> _THE TASK_: Search the listing below for the string "chart" and show each line that contains it.
----------
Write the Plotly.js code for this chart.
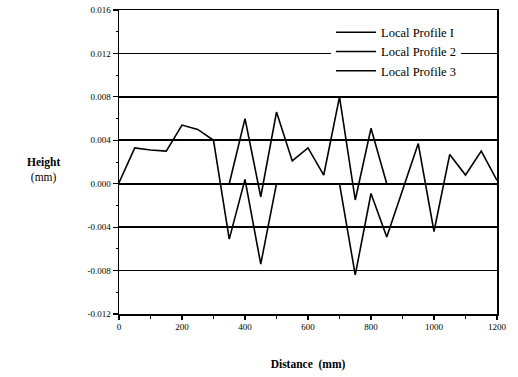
<!DOCTYPE html>
<html>
<head>
<meta charset="utf-8">
<script src="https://cdn.plot.ly/plotly-3.0.1.min.js"></script>
<style>html,body{margin:0;padding:0;background:#fff;}#chart{width:518px;height:377px;}</style>
</head>
<body>
<div id="chart"></div>
<script>
const profile1X = [0, 50, 100, 150, 200, 250, 300, 350, 400, 450, 500];
const profile1Y = [0.0001, 0.0033, 0.0031, 0.0030, 0.0054, 0.0050, 0.0040, -0.0051, 0.0004, -0.0074, 0.0000];
const profile2X = [350, 400, 450, 500, 550, 600, 650, 700, 750, 800, 850];
const profile2Y = [0.0000, 0.0060, -0.0012, 0.0066, 0.0021, 0.0033, 0.0008, 0.0080, -0.0015, 0.0051, 0.0000];
const profile3X = [700, 750, 800, 850, 950, 1000, 1050, 1100, 1150, 1200];
const profile3Y = [0.0000, -0.0084, -0.0009, -0.0049, 0.0037, -0.0044, 0.0027, 0.0008, 0.0030, 0.0003];
const seriesNames = ['Local Profile I', 'Local Profile 2', 'Local Profile 3'];
const yTickVals = [-0.012, -0.008, -0.004, 0, 0.004, 0.008, 0.012, 0.016];
const yTickText = ['-0.012', '-0.008', '-0.004', '0.000', '0.004', '0.008', '0.012', '0.016'];
const xTickVals = [0, 200, 400, 600, 800, 1000, 1200];
const xTickText = ['0', '200', '400', '600', '800', '1000', '1200'];

const serif = "Times New Roman, Liberation Serif, DejaVu Serif, serif";
const lineStyle = {color: '#000', width: 1.6};
const traces = [
  {x: profile1X, y: profile1Y, name: seriesNames[0]},
  {x: profile2X, y: profile2Y, name: seriesNames[1]},
  {x: profile3X, y: profile3Y, name: seriesNames[2]}
].map(t => Object.assign(t, {type: 'scatter', mode: 'lines', line: lineStyle}));

const layout = {
  width: 518, height: 377,
  margin: {l: 119, r: 21, t: 10, b: 63},
  paper_bgcolor: '#fff', plot_bgcolor: '#fff',
  font: {family: serif, color: '#000', size: 9},
  showlegend: true,
  legend: {
    x: 0.561, y: 0.975, xanchor: 'left', yanchor: 'top',
    bgcolor: '#fff', borderwidth: 0, itemwidth: 40,
    font: {family: serif, size: 12.5, color: '#000'},
    tracegroupgap: 0
  },
  xaxis: {
    range: [0, 1200],
    tickvals: xTickVals, ticktext: xTickText,
    ticks: 'outside', ticklen: 4, tickwidth: 1.2, tickcolor: '#000',
    minor: {dtick: 100, ticks: 'outside', ticklen: 3, tickcolor: '#000', tickwidth: 1.2, showgrid: false},
    showgrid: false, zeroline: false,
    showline: true, linecolor: '#000', linewidth: 1.5, mirror: true,
    tickfont: {family: serif, size: 9, color: '#000'},
    title: {text: '<b>Distance  (mm)</b>', font: {family: serif, size: 11.5, color: '#000'}, standoff: 28}
  },
  yaxis: {
    range: [-0.012, 0.016],
    tickvals: yTickVals, ticktext: yTickText,
    ticks: 'outside', ticklen: 5, tickwidth: 1.2, tickcolor: '#000',
    minor: {dtick: 0.002, tick0: 0, ticks: 'outside', ticklen: 2, tickcolor: '#000', tickwidth: 1, showgrid: false},
    showgrid: true, gridcolor: '#000', gridwidth: 1.6,
    zeroline: false,
    showline: true, linecolor: '#000', linewidth: 1.5, mirror: true,
    tickfont: {family: serif, size: 9, color: '#000'}
  },
  annotations: [{
    text: '<b>Height</b><br>(mm)', xref: 'paper', yref: 'paper',
    x: -0.201, y: 0.474, xanchor: 'center', yanchor: 'middle',
    showarrow: false, align: 'center',
    font: {family: serif, size: 11.5, color: '#000'}
  }]
};

Plotly.newPlot('chart', traces, layout, {displayModeBar: false, staticPlot: true});
</script>
</body>
</html>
----------
> _ANSWER TO THIS EXERCISE_:
Write the Plotly.js code for this chart.
<style>html,body{margin:0;padding:0;background:#fff;}#chart{width:518px;height:377px;}</style>
<div id="chart"></div>
Plotly.newPlot('chart', traces, layout, {displayModeBar: false, staticPlot: true});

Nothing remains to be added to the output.